Paper I. This paper sets out the relevant academic literature about the domain of the decision.

This paper by itself would lead the author to an informed decision quite apart from whether it is a good or correct decision. By the very nature of the scope of educational decisions, the author may be required to master literatures from more than one academic discipline or field.

Paper II. This paper announces the decision and gives the author's reasons for advocating it. It might have the form of a memorandum or white paper to a board of directors or a school board in which the author explains why the board should adopt some policy, innovation, and so forth. The paper may reject aspects of the relevant literature on several grounds and the decision could very well run counter to the conventional or informed wisdom of the day. The paper may introduce new empirical findings about the local situation that would mitigate the findings in the first paper. The paper would contain a careful analysis of the local situation and show how its features match, or fail to match, those described in the appropriate literature on the subject. In any case, a well-reasoned argument is required in the successful second paper. By "well-reasoned" we mean that the decision can be derived from the analysis of the local context and the academic literature on the subject of the decision.

Paper III. After the decision has been announced in the second paper, it remains for the author to show how the decision would be implemented as it is one thing to know how a matter should be decided and quite another to actually do it and bring about the results one hopes for. The third paper outlines strategies the author intends to use and gives a case for their plausibility and estimates the likelihood of their success in the local context.

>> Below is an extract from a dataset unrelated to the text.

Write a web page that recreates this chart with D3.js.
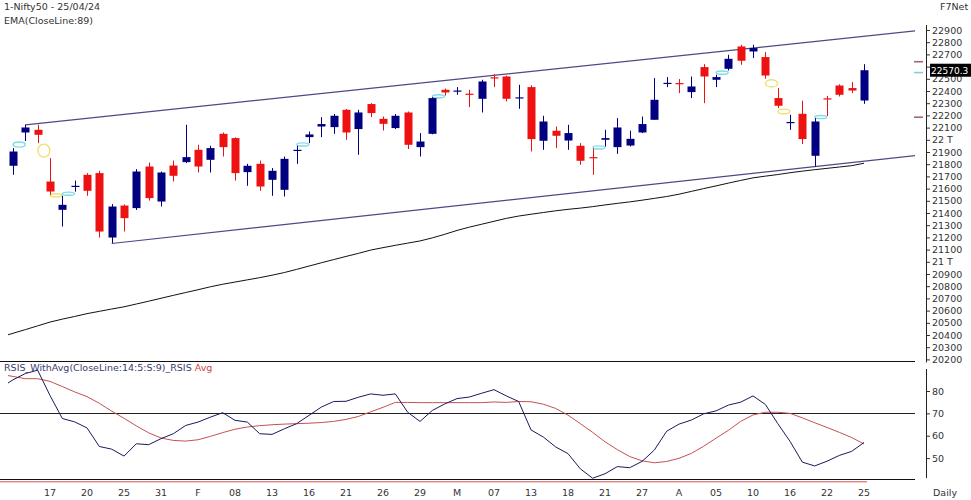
<!DOCTYPE html>
<html><head><meta charset="utf-8">
<script src="https://cdn.jsdelivr.net/npm/d3@7"></script>
<style>
body{margin:0;background:#fff;}
svg{display:block;font-family:"DejaVu Sans",Verdana,sans-serif;}
</style></head><body>
<svg id="c" width="971" height="500"></svg>
<script>
// ---------- data ----------
const opens = [21787,22060,22082,21658,21426,21618,21713,21727,21199,21461,
  21440,21781,21494,21789,21817,21918,21836,22049,22014,21735,
  21803,21672,21590,21912,22022,22109,22104,22246,22088,22293,
  22172,22096,22224,21940,22049,22410,22400,22378,22336,22512,
  22519,22344,22432,21992,22074,21994,21951,21858,22000,21940,
  21953,22060,22164,22462,22465,22391,22596,22492,22582,22765,
  22724,22678,22342,22138,22213,21869,22340,22445,22424,22322];
const highs = [21932,22123,22123,21850,21541,21666,21727,21746,21473,21470,
  21760,21814,21740,21830,22123,21959,21951,22060,22020,21803,
  21830,21768,21863,21951,22068,22186,22211,22252,22246,22301,
  22191,22211,22232,22055,22350,22420,22432,22410,22492,22538,
  22526,22451,22447,22197,22109,22123,21973,21930,22082,22178,
  22075,22191,22506,22514,22498,22519,22620,22533,22697,22779,
  22779,22719,22424,22205,22320,22178,22360,22455,22473,22620];
const lows = [21713,21990,21973,21549,21289,21575,21541,21199,21153,21248,
  21425,21502,21453,21658,21809,21732,21732,21863,21666,21623,
  21582,21541,21535,21803,21973,22022,22049,22000,21877,22186,
  22076,22088,21924,21863,22045,22362,22369,22268,22224,22432,
  22314,22254,21904,21918,21932,21918,21795,21713,21945,21885,
  21945,22055,22164,22432,22383,22342,22300,22432,22568,22615,
  22670,22500,22260,22082,21965,21781,22195,22355,22383,22295];
const closes = [21904,22101,22041,21576,21467,21623,21582,21248,21453,21358,
  21740,21522,21732,21705,21858,21781,21932,21940,21727,21787,
  21617,21746,21844,21918,22044,22129,22197,22060,22224,22219,
  22131,22197,21959,21986,22342,22388,22404,22372,22478,22508,
  22336,22348,22006,22150,22033,22055,21828,21853,22014,22101,
  22008,22129,22328,22467,22460,22437,22519,22514,22664,22648,
  22752,22527,22279,22146,22006,22150,22336,22369,22404,22570.3];
// line series start one bar before the first visible candle
const lineStartIndex = -1;
const ema89 = [20384,20414,20444,20475,20506,20530,20552,20575,20594,20613,
  20631,20654,20677,20701,20725,20748,20771,20795,20816,20834,
  20852,20870,20890,20912,20938,20965,20992,21018,21044,21069,
  21096,21116,21135,21153,21171,21196,21225,21257,21284,21308,
  21332,21356,21375,21390,21404,21418,21430,21440,21452,21466,
  21479,21491,21505,21520,21535,21554,21577,21600,21622,21645,
  21667,21688,21702,21715,21730,21743,21755,21766,21777,21788,21808];
const rsis = [81.5,85,87.8,89.3,78,67.7,66.2,63.5,55.2,54,
  50.9,56.4,56.0,58.7,60.9,64.6,66.1,68.3,70.3,66.9,
  66.1,60.9,60.6,63.1,65.4,69.1,72.8,75.3,75.4,77.2,
  78.7,78.1,78.7,70.5,66.4,71.3,74.2,76.6,77.3,79.0,
  80.6,77.8,75.3,62.6,59.4,55.0,52.0,45.2,41.0,43.0,
  46.2,45.7,48.5,53.6,62.0,65.2,67.0,69.8,71.1,73.7,
  75.0,77.8,74.0,65.5,57.5,48.2,46.5,48.6,51.2,53.0,57.0];
const rsisAvg = [87.5,86.5,85.5,85.5,84.3,82.0,79.6,77.5,74.5,71.0,
  67.8,64.4,61.3,59.0,57.9,57.6,58.2,59.7,61.4,62.9,
  63.9,64.5,64.9,65.2,65.4,65.6,65.9,66.4,67.3,68.6,
  70.7,72.7,74.9,74.9,74.8,74.8,74.8,74.8,74.8,74.8,
  75.1,74.9,75.3,75.2,74.1,72.2,69.2,65.4,61.5,57.3,
  53.8,50.7,48.8,47.9,48.5,49.9,52.1,55.3,58.9,62.4,
  66.4,69.3,70.5,70.5,70.0,68.0,65.8,63.7,61.5,59.2,56.3];
const priceTickValues = [20200,20300,20400,20500,20600,20700,20800,20900,21000,21100,21200,21300,21400,21500,
  21600,21700,21800,21900,22000,22100,22200,22300,22400,22500,22600,22700,22800,22900];
const priceTickLabels = ["20200","20300","20400","20500","20600","20700","20800","20900","21 T","21100","21200","21300","21400","21500",
  "21600","21700","21800","21900","22 T","22100","22200","22300","22400","22500","22600","22700","22800","22900"];
const rsiTickValues = [50,60,70,80];
const xTickIndex = [3,6,9,12,15,18,21,24,27,30,33,36,39,42,45,48,51,54,57,60,63,66,69];
const xTickLabels = ["17","20","25","31","F","08","13","16","21","26","29","M","07","13","18","21","27","A","05","10","16","22","25"];
const upperChannel = [[1,22123],[74.05,22902]];
const lowerChannel = [[8,21150],[74.05,21881]];
const levelMarks = [22640,22551,22185];
const rsiLevel = 70;

// ---------- scales ----------
const svg = d3.select("#c");
const x = d3.scaleLinear().domain([0,69]).range([13,864]);
const yP = d3.scaleLinear().domain([20200,22900]).range([359.4,30]);
const yR = d3.scaleLinear().domain([50,80]).range([458.1,391]);
const AX = 926;

const defs = svg.append("defs");
defs.append("clipPath").attr("id","cp").append("rect").attr("x",8).attr("y",0).attr("width",907).attr("height",360);
defs.append("clipPath").attr("id","cr").append("rect").attr("x",8).attr("y",361).attr("width",907).attr("height",119);

// ---------- price panel ----------
const gP = svg.append("g").attr("clip-path","url(#cp)");
const lineIdx = (arr)=>arr.map((v,k)=>[k+lineStartIndex,v]);

gP.append("path").datum(lineIdx(ema89))
  .attr("d", d3.line().x(d=>x(d[0])).y(d=>yP(d[1])))
  .attr("fill","none").attr("stroke","#111").attr("stroke-width",1);

[upperChannel, lowerChannel].forEach(c=>{
  gP.append("line").attr("x1",x(c[0][0])).attr("y1",yP(c[0][1]))
    .attr("x2",x(c[1][0])).attr("y2",yP(c[1][1]))
    .attr("stroke","#4a4a86").attr("stroke-width",1.2);
});

const gaps = [];
for (let i=0;i<opens.length-1;i++){
  if (lows[i+1] > highs[i]) gaps.push({i, lo:highs[i], hi:lows[i+1], up:true});
  else if (highs[i+1] < lows[i]) gaps.push({i, lo:highs[i+1], hi:lows[i], up:false});
}
gP.selectAll("ellipse.gap").data(gaps).join("ellipse")
  .attr("cx",d=>(x(d.i)+x(d.i+1))/2)
  .attr("cy",d=>(yP(d.lo)+yP(d.hi))/2)
  .attr("rx",6)
  .attr("ry",d=>Math.max(1.6,(yP(d.lo)-yP(d.hi))/2-1))
  .attr("fill","none")
  .attr("stroke",d=>d.up?"#7fdde8":"#eee070")
  .attr("stroke-width",1.4);

const up = i => closes[i] >= opens[i];
const colUp = "#000080", colDn = "#ee1111";
const idx = d3.range(opens.length);
gP.selectAll("line.wick").data(idx).join("line")
  .attr("x1",i=>Math.round(x(i))+0.5).attr("x2",i=>Math.round(x(i))+0.5)
  .attr("y1",i=>yP(highs[i])).attr("y2",i=>yP(lows[i]))
  .attr("stroke",i=>up(i)?colUp:colDn).attr("stroke-width",1);
gP.selectAll("rect.body").data(idx).join("rect")
  .attr("x",i=>Math.round(x(i))-3.5).attr("width",8)
  .attr("y",i=>yP(Math.max(opens[i],closes[i])))
  .attr("height",i=>Math.max(1.2,Math.abs(yP(opens[i])-yP(closes[i]))))
  .attr("fill",i=>up(i)?colUp:colDn);

const markCols = ["#9a6680","#88ccdd","#9a6680"];
svg.selectAll("line.lvl").data(levelMarks).join("line")
  .attr("x1",914).attr("x2",923).attr("y1",d=>yP(d)).attr("y2",d=>yP(d))
  .attr("stroke",(d,i)=>markCols[i]).attr("stroke-width",1.6);

// price axis
const lastC = closes[closes.length-1];
const boxTop = yP(lastC)-6.5, boxBot = yP(lastC)+6.5;
const axP = svg.append("g").attr("transform",`translate(${AX},0)`)
  .call(d3.axisRight(yP).tickValues(priceTickValues).tickFormat((d,i)=>priceTickLabels[i]).tickSize(4).tickPadding(2).tickSizeOuter(0));
axP.select(".domain").remove();
axP.selectAll("text").attr("font-size","9.5px").attr("fill","#333").attr("font-family","DejaVu Sans, Verdana, sans-serif");
axP.selectAll(".tick line").attr("stroke","#333");
// tick label covered by the last-price box is hidden, as in the reference
axP.selectAll(".tick").filter(d=>yP(d)>boxTop && yP(d)<boxBot).select("text").remove();
svg.append("line").attr("x1",AX+0.5).attr("x2",AX+0.5).attr("y1",25).attr("y2",yP(20200)+3).attr("stroke","#222");

svg.append("rect").attr("x",930).attr("y",boxTop).attr("width",41).attr("height",13).attr("fill","#000");
svg.append("text").attr("x",931).attr("y",yP(lastC)+3.5).attr("fill","#fff").attr("font-size","9px").text(d3.format(".1f")(lastC));

// ---------- RSI panel ----------
svg.append("line").attr("x1",0).attr("x2",915).attr("y1",361.5).attr("y2",361.5).attr("stroke","#111");
svg.append("line").attr("x1",0).attr("x2",915).attr("y1",Math.round(yR(rsiLevel))+0.5).attr("y2",Math.round(yR(rsiLevel))+0.5).attr("stroke","#222");
svg.append("line").attr("x1",0).attr("x2",915).attr("y1",479.5).attr("y2",479.5).attr("stroke","#111");
svg.append("line").attr("x1",0).attr("x2",x(69)+3).attr("y1",481.8).attr("y2",481.8).attr("stroke","#d05050");

const gR = svg.append("g").attr("clip-path","url(#cr)");
gR.append("path").datum(lineIdx(rsisAvg))
  .attr("d", d3.line().x(d=>x(d[0])).y(d=>yR(d[1])))
  .attr("fill","none").attr("stroke","#c85050").attr("stroke-width",1);
gR.append("path").datum(lineIdx(rsis))
  .attr("d", d3.line().x(d=>x(d[0])).y(d=>yR(d[1])))
  .attr("fill","none").attr("stroke","#1a1a5a").attr("stroke-width",1);

const axR = svg.append("g").attr("transform",`translate(${AX},0)`)
  .call(d3.axisRight(yR).tickValues(rsiTickValues).tickSize(4).tickPadding(2).tickSizeOuter(0));
axR.select(".domain").remove();
axR.selectAll("text").attr("font-size","9.5px").attr("fill","#333").attr("font-family","DejaVu Sans, Verdana, sans-serif");
axR.selectAll(".tick line").attr("stroke","#333");
svg.append("line").attr("x1",AX+0.5).attr("x2",AX+0.5).attr("y1",369).attr("y2",478).attr("stroke","#222");

svg.selectAll("text.xl").data(xTickIndex).join("text")
  .attr("x",i=>x(i)).attr("y",496).attr("text-anchor","middle")
  .attr("font-size","9.5px").attr("fill","#333").text((d,k)=>xTickLabels[k]);
svg.append("text").attr("x",933).attr("y",496).attr("font-size","9.5px").attr("fill","#333").text("Daily");

svg.append("text").attr("x",4).attr("y",10).attr("font-size","9.5px").attr("fill","#333").text("1-Nifty50 - 25/04/24");
svg.append("text").attr("x",4).attr("y",24).attr("font-size","9.5px").attr("fill","#333").text("EMA(CloseLine:89)");
svg.append("text").attr("x",940).attr("y",10).attr("font-size","9.5px").attr("fill","#333").text("F7Net");
const rt = svg.append("text").attr("x",4).attr("y",371).attr("font-size","9.5px");
rt.append("tspan").attr("fill","#3a3a70").text("RSIS_WithAvg(CloseLine:14:5:S:9)_RSIS ");
rt.append("tspan").attr("fill","#d04545").text("Avg");
</script>
</body></html>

The test of a good set of papers is whether the decision advanced in the papers is correct, i.e., whether it would work and bring about what it was supposed to bring about. The ultimate test is not whether the decision was technically correct and reasonable, but whether it was wise, an elusive attribute to be sure, but one that should be evident in the decisions advocated at the doctoral level.

4. Grades

The relative weights of each course requirement and the contribution of each to the overall course grade are as follows: Papers 1 & 2 are 25% each; paper 3 is 20%; class presentations are 10% each; and overall class participation is 10%. There will not be a final examination if the participation in class discussions indicates mastery of the reading assignments.